Exclusive breastfeeding for the first six months of life is proven to protect both mother and child health. According to the World Health Organization (WHO), between 2015 and 2021, 48% of mothers exclusively breastfed, meaning that their babies were not given any other food or liquids. However, this figure is based on data collected from surveys which report what a child was given in the previous 24 hours. A research team, including members from the University of Tokyo, has found that this "24-hour recall" method overestimates exclusive breastfeeding by about six times compared to a "since-birth recall" method. The 24-hour recall data also do not reflect the positive impact of in-hospital breastfeeding support and guidance. More indicators to assess child-feeding practices and mothers' experiences are needed to increase exclusive breastfeeding and to improve breastfeeding outcomes for both.
Breastfeeding is a natural behavior but also a learned behavior that requires appropriate support. The World Health Organization and the United Nations Children's Fund (UNICEF) recommend that babies be exclusively breastfed until the age of six months. Breast milk contains antibodies and hormones, along with nutrients, which can help build babies' resistance to common childhood illnesses and can even reduce the risk of some diseases in adulthood. According to the Centers for Disease Control and Prevention in the U.S., breastfeeding also benefits the mother by reducing the risk of breast and ovarian cancer, type 2 diabetes and high blood pressure. However, many women breastfeed without sufficient help or guidance, which can result in mothers struggling with this demanding task and stopping earlier.
The WHO has set a global target to increase exclusive breastfeeding in the first six months from an estimated 38% between 2006 and 2010, to over 50% by 2025. To assess progress toward this target, the WHO and UNICEF collect data on child feeding from population-based household surveys every three to five years.
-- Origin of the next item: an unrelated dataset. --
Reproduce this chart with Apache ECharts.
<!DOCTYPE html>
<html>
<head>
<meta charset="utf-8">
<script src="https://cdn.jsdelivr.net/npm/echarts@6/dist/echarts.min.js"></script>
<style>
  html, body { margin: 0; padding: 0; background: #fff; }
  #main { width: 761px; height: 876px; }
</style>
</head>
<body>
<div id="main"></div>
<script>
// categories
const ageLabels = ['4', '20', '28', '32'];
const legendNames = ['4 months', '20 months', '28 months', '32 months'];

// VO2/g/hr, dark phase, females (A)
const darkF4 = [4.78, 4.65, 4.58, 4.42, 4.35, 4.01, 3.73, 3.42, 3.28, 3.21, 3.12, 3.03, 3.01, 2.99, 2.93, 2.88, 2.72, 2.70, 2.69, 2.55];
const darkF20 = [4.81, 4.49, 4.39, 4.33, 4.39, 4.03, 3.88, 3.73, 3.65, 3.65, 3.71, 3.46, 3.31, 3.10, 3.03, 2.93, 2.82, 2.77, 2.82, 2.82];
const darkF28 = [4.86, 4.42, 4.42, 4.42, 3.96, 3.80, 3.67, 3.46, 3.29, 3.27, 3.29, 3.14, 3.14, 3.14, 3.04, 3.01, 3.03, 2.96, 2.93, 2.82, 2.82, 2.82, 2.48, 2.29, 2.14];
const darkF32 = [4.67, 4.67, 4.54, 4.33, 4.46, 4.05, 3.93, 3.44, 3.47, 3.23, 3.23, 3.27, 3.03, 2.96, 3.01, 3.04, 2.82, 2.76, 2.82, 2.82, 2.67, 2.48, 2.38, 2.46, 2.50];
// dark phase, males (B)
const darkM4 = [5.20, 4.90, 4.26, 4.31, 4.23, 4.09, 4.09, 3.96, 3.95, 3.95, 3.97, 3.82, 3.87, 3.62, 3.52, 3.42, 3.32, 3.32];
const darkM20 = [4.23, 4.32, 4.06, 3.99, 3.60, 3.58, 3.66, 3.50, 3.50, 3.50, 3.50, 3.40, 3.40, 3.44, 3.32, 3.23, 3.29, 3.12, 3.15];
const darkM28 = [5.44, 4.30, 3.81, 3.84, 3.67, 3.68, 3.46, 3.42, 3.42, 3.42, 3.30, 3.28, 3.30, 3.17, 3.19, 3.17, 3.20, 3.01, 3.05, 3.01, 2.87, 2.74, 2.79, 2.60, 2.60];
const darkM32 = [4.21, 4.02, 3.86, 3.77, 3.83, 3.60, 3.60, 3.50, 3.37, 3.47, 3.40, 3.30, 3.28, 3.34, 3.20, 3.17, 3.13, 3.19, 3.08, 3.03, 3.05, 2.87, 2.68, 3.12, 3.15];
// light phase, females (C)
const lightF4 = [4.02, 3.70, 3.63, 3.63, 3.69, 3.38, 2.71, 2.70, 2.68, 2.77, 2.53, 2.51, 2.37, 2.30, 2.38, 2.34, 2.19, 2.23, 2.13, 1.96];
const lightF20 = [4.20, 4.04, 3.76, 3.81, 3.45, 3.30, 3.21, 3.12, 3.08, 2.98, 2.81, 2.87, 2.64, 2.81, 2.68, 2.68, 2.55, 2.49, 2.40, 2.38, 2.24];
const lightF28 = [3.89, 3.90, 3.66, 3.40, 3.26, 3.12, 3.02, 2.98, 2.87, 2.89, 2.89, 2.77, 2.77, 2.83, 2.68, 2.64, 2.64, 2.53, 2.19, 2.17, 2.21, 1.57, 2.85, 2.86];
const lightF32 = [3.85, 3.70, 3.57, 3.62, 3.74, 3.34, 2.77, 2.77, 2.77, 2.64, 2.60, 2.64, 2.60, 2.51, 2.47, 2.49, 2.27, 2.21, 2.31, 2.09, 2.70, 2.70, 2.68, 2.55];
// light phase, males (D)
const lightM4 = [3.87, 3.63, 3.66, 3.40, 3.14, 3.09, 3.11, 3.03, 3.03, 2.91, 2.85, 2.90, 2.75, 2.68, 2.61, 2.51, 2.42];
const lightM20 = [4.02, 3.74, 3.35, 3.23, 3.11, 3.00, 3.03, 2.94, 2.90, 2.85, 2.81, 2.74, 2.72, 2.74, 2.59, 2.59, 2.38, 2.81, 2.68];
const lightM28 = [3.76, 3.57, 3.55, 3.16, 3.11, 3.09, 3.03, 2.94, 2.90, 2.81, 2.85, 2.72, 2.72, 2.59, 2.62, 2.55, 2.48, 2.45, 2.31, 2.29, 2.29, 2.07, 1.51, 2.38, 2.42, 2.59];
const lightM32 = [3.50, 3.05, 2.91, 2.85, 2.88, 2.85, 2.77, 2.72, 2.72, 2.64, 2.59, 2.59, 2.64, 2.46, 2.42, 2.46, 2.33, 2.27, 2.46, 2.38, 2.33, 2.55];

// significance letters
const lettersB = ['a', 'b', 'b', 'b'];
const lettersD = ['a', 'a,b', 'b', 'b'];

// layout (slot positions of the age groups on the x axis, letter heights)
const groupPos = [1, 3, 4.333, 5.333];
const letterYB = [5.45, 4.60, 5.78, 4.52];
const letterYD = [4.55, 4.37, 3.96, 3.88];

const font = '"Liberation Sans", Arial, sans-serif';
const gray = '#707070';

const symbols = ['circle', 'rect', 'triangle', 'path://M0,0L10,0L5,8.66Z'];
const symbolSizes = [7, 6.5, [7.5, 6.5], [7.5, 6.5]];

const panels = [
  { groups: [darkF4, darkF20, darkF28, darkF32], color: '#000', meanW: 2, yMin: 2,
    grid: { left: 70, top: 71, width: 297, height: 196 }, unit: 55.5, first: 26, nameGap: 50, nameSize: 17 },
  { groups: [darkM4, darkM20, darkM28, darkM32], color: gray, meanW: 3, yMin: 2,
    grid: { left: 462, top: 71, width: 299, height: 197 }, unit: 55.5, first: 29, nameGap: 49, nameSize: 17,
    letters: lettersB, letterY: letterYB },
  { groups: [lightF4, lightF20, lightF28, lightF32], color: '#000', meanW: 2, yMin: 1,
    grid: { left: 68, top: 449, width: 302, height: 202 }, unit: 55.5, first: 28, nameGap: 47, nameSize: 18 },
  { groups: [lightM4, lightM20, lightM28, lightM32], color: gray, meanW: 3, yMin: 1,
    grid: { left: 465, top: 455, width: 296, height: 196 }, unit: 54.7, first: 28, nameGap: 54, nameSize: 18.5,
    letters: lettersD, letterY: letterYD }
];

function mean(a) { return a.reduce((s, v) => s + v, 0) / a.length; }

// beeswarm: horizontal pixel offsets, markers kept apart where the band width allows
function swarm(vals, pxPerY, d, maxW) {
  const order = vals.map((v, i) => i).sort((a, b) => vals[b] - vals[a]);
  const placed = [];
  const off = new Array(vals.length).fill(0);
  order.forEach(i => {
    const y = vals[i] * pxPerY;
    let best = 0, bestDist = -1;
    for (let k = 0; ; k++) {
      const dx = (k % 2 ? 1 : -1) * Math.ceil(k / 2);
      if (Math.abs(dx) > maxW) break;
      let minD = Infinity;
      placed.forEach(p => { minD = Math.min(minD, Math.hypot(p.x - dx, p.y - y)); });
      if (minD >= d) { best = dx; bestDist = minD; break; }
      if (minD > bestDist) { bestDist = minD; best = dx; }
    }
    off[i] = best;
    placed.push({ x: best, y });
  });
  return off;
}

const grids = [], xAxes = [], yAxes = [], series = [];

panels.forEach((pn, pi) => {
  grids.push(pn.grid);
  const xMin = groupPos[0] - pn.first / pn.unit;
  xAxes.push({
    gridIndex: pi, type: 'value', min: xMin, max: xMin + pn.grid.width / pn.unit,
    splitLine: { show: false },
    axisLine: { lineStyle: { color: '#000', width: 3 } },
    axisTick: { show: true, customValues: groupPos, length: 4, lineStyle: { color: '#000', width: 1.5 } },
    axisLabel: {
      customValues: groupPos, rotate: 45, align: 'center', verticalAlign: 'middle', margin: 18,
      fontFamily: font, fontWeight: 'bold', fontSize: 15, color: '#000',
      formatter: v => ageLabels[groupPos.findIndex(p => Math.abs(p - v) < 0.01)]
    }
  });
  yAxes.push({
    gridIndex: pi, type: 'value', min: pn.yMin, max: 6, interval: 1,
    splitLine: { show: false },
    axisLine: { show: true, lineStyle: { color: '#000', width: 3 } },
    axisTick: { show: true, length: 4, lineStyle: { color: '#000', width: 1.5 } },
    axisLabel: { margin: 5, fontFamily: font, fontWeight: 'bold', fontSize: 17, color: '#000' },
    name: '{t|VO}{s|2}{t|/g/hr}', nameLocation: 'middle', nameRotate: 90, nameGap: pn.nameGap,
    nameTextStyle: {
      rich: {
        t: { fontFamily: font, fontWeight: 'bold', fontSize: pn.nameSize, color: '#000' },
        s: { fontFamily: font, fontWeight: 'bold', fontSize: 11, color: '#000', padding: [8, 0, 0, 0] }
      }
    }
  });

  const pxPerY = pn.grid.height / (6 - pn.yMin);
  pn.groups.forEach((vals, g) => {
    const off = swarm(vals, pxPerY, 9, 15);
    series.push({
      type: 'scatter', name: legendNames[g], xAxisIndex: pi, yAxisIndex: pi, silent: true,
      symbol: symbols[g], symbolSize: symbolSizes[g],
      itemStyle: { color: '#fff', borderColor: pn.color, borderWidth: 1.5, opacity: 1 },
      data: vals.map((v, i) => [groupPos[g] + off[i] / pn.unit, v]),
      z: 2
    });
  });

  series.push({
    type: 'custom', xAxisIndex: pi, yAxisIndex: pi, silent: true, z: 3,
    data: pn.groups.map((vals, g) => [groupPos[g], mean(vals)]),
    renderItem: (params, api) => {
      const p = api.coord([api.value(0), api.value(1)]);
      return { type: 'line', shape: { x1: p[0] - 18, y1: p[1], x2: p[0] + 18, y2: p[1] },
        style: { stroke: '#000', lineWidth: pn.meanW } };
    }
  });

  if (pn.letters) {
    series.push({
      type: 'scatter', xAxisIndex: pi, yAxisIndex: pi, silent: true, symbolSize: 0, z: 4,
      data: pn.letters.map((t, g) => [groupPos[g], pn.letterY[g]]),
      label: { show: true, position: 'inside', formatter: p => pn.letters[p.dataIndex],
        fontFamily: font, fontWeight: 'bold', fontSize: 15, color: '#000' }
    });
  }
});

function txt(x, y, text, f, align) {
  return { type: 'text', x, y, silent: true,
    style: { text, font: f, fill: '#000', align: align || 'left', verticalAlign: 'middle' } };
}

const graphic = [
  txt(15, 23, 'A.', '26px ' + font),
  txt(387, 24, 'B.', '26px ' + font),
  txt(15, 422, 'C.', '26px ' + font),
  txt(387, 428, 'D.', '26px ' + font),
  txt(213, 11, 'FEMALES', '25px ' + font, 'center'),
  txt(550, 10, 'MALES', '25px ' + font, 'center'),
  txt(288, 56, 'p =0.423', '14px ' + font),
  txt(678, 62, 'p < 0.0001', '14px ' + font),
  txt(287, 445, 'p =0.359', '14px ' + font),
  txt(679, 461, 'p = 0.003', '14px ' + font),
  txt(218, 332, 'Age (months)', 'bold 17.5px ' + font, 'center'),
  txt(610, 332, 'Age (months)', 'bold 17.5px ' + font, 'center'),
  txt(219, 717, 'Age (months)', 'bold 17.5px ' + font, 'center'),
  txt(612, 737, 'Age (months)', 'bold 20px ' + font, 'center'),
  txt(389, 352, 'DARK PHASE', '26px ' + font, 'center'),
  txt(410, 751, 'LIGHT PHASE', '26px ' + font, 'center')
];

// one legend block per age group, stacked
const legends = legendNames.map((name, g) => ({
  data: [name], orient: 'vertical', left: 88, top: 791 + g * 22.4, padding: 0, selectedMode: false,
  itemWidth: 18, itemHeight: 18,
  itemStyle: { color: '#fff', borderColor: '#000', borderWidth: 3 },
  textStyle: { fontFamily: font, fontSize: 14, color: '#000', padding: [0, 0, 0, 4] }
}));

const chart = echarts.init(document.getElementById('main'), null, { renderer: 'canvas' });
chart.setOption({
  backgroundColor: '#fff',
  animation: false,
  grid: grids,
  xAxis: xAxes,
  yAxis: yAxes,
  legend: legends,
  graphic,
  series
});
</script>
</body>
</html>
These surveys ask what babies under the age of 5 months were fed, and how often, within the past 24 hours. However, this 24-hour recall method has been criticized for not giving a true picture of breastfeeding practices.
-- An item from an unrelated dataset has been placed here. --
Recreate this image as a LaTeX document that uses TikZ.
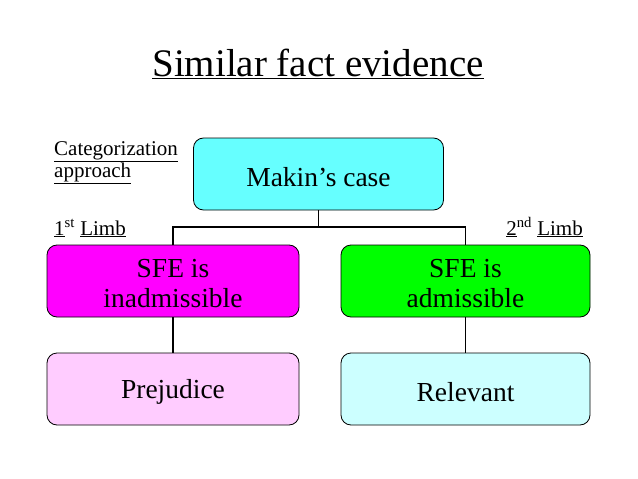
\documentclass[tikz,border=0pt]{standalone}
\usepackage{fontspec}
\setmainfont{Liberation Serif}
\definecolor{cyanA}{RGB}{102,255,255}
\definecolor{magA}{RGB}{255,0,255}
\definecolor{greenA}{RGB}{0,255,0}
\definecolor{pinkA}{RGB}{255,204,255}
\definecolor{cyanB}{RGB}{204,255,255}
\begin{document}
\begin{tikzpicture}[x=1pt,y=-1pt,
  box/.style={draw=black,line width=0.8pt,rounded corners=10pt,minimum width=250pt,minimum height=72pt,inner sep=0pt},
  boxtext/.style={align=center,font=\fontsize{27.5}{30.5}\selectfont,inner sep=0pt},
  conn/.style={draw=black,line width=1.8pt},
  lbl/.style={font=\fontsize{21}{22}\selectfont,inner sep=0pt,align=left}]
\useasboundingbox (0,0) rectangle (638,479);
\node[anchor=base,font=\fontsize{39}{44}\selectfont,inner sep=0pt] (title) at (318,76) {\underline{Similar fact evidence}};
\node[box,fill=cyanA] (makin) at (318.5,174) {};
\node[box,fill=magA,minimum width=252pt] (inad) at (173,281) {};
\node[box,fill=greenA,minimum width=249pt] (adm) at (465.5,281) {};
\node[box,fill=pinkA,minimum width=252pt] (prej) at (173,389) {};
\node[box,fill=cyanB,minimum width=249pt] (rel) at (465.5,389) {};
\node[boxtext] (makinT) at ([yshift=-3pt]makin.center) {Makin’s case};
\node[boxtext] (inadT) at ([yshift=-2.5pt]inad.center) {SFE is\\inadmissible};
\node[boxtext] (admT) at ([yshift=-2.5pt]adm.center) {SFE is\\admissible};
\node[boxtext] (prejT) at ([yshift=-3pt]prej.center) {Prejudice};
\node[boxtext] (relT) at ([yshift=-3pt]rel.center) {Relevant};
\coordinate (j) at (318.5,227);
\draw[conn] (makin.south) -- (j);
\draw[conn] (j) -| (inad.north);
\draw[conn] (j) -| (adm.north);
\draw[conn] (inad.south) -- (prej.north);
\draw[conn] (adm.south) -- (rel.north);
\node[lbl,anchor=base west] (cat) at (54,155) {\underline{Categorization}};
\node[lbl,anchor=base west] (app) at (54,177) {\underline{approach}};
\node[lbl,anchor=base west] (l1) at (54,235) {\underline{1}\textsuperscript{st} \underline{Limb}};
\node[lbl,anchor=base east] (l2) at (583,235) {\underline{2}\textsuperscript{nd} \underline{Limb}};
\end{tikzpicture}
\end{document}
"We have found that merely asking mothers whether they are currently breastfeeding overestimates the prevalence of breastfeeding and also overlooks the importance of providing proper support in maternity facilities," said Assistant Professor Keiko Nanishi from the Graduate School of Medicine at the University of Tokyo. "I have long thought that 24-hour recall used by the WHO as an indicator does not reflect the responsibilities of health staff and facilities. As a mother, a pediatrician, a lactation consultant and a researcher in maternal and child health, I think breastfeeding promotion should focus on creating a mother- and baby-friendly environment including health staff and facilities implementing evidence-based infant-feeding practices."
In a study of over 4,000 mothers in Japan, Nanishi and team compared responses to questions about breastfeeding using the 24-hour recall method and the since-birth recall method. For the latter, additional questions were asked about when breastfeeding started and finished during the months since birth, when formula milk was introduced and stopped, and when complementary feeding began. Participants were also asked about in-hospital breastfeeding support, measured against the WHO's recommended Ten Steps to Successful Breastfeeding, along with their intentions to breastfeed, social background and factors related to their experience of childbirth.
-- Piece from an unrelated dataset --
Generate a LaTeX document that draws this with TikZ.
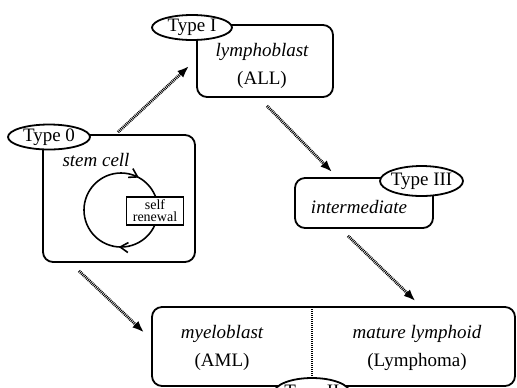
\documentclass[tikz,border=0pt]{standalone}
\usepackage{fontspec}
\setmainfont{Liberation Serif}
\usetikzlibrary{arrows.meta,decorations.markings,shapes.geometric}

\begin{document}
\begin{tikzpicture}[x=0.5pt,y=-0.5pt,
  every node/.style={font=\fontsize{9.5}{11}\selectfont},
  cellbox/.style={draw,line width=0.9pt,rounded corners=5pt,inner sep=0pt},
  typetag/.style={draw,ellipse,line width=0.9pt,fill=white,inner sep=-1.5pt},
  leads/.style={-{Latex[length=6pt,width=4.5pt]},line width=1.5pt,dash pattern=on 0.45pt off 0.45pt}]
  \clip (0,0) rectangle (517,387);

  % the cells
  \node[cellbox,minimum width=76pt,minimum height=63.5pt] (stem) at (119,198.5) {};
  \node (stemtxt) at (96,160) {\itshape stem cell};
  \node[cellbox,minimum width=68pt,minimum height=36pt] (lympho) at (265,61) {};
  \node[align=center] (lymphotxt) at (262,66) {\itshape lymphoblast\\[3pt](ALL)};
  \node[cellbox,minimum width=69pt,minimum height=25pt] (inter) at (364,203) {};
  \node (intertxt) at (359,207) {\itshape intermediate};
  \node[cellbox,minimum width=181.5pt,minimum height=39.5pt] (mature) at (333.5,346.5) {};
  \node[align=center] (myelotxt) at (222,348) {\itshape myeloblast\\[3pt](AML)};
  \node[align=center] (maturetxt) at (417,348) {\itshape mature lymphoid\\[3pt](Lymphoma)};
  \coordinate (divtop) at (312,307);
  \coordinate (divbot) at (312,386);
  \draw[line width=0.8pt,dash pattern=on 0.5pt off 0.5pt] (divtop) -- (divbot);

  % self renewal loop
  \coordinate (loopc) at (121,210);
  \draw[line width=0.8pt,postaction=decorate,decoration={markings,
      mark=at position 0.26 with {\arrow{Straight Barb[length=4pt,width=5pt]}},
      mark=at position 0.83 with {\arrow{Straight Barb[length=4pt,width=5pt]}}}]
    (loopc) circle (37);
  \node[draw,line width=0.8pt,fill=white,minimum width=28.5pt,minimum height=14pt,
    inner sep=0pt,align=center,font=\fontsize{7}{6}\selectfont] (renew) at (155,211) {self\\renewal};

  % type tags
  \node[typetag,minimum width=41pt,minimum height=12.5pt] (t0) at (49,137) {Type 0};
  \node[typetag,minimum width=40pt,minimum height=12.5pt] (t1) at (192,27.5) {Type I};
  \node[typetag,minimum width=41.5pt,minimum height=15pt] (t3) at (421.5,181) {Type III};
  \node[typetag,minimum width=38pt,minimum height=15pt] (t2) at (312,393) {Type II};

  % progression
  \draw[leads] ([xshift=-0.5pt,yshift=1pt]stem.north) -- ([xshift=-3.5pt,yshift=-2.5pt]lympho.west);
  \draw[leads] ([xshift=1pt,yshift=-4pt]lympho.south) -- ([xshift=19pt,yshift=2.5pt]inter.north west);
  \draw[leads] ([xshift=-8pt,yshift=-3.5pt]inter.south) -- ([xshift=41pt,yshift=2.5pt]mature.north);
  \draw[leads] ([xshift=-20pt,yshift=-4pt]stem.south) -- ([xshift=-3.5pt,yshift=7pt]mature.west);
\end{tikzpicture}
\end{document}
Results of the surveys showed that when using the 24-hour recall method, exclusive breastfeeding for children under 5 months was estimated to be much higher at 29.8% compared to since-birth recall, which was 4.4%. Also, exclusive breastfeeding was clearly more common when more in-hospital breastfeeding support was provided (following the WHO's Ten Steps). However, the connection between in-hospital support and exclusive breastfeeding falsely appeared to be weaker and inconsistent when relying on data from 24-hour recall, compared to since-birth recall.
"The development, implementation and improvement of health policies require appropriate indicators to evaluate factors such as the prevalence of breastfeeding in a country or region, who needs explicit support, whether the support is effective and whether breastfeeding rates are improving," explained Nanishi. "While the 24-hour recall method has been widely used (for example, in The State of the World's Children report by UNICEF), we have found that using it risks misleading policymakers."
Based on these results, Nanishi suggests that to improve breastfeeding rates, more supportive environments and policies are needed. "Medical professionals tend to unconsciously use the 24-hour recall method in their practice. They tend to ask their clients, 'Are you currently breastfeeding your infant?' and then try to find the cause of the failure of breastfeeding in the mother. Instead, they must ask themselves, 'When this mother gave birth, did we provide her with appropriate care for breastfeeding?'" said Nanishi.
"I would like the general public, especially mothers, to know that successful breastfeeding is not their sole responsibility, and that proper hospital care and appropriate health policies are very important," Nanishi explained. "Mothers tend to blame themselves when breastfeeding does not work. But instead of blaming themselves, they have the right to ask for more appropriate policies and support. I hope for a healthy and sustainable society, and I believe breastfeeding support is essential for that."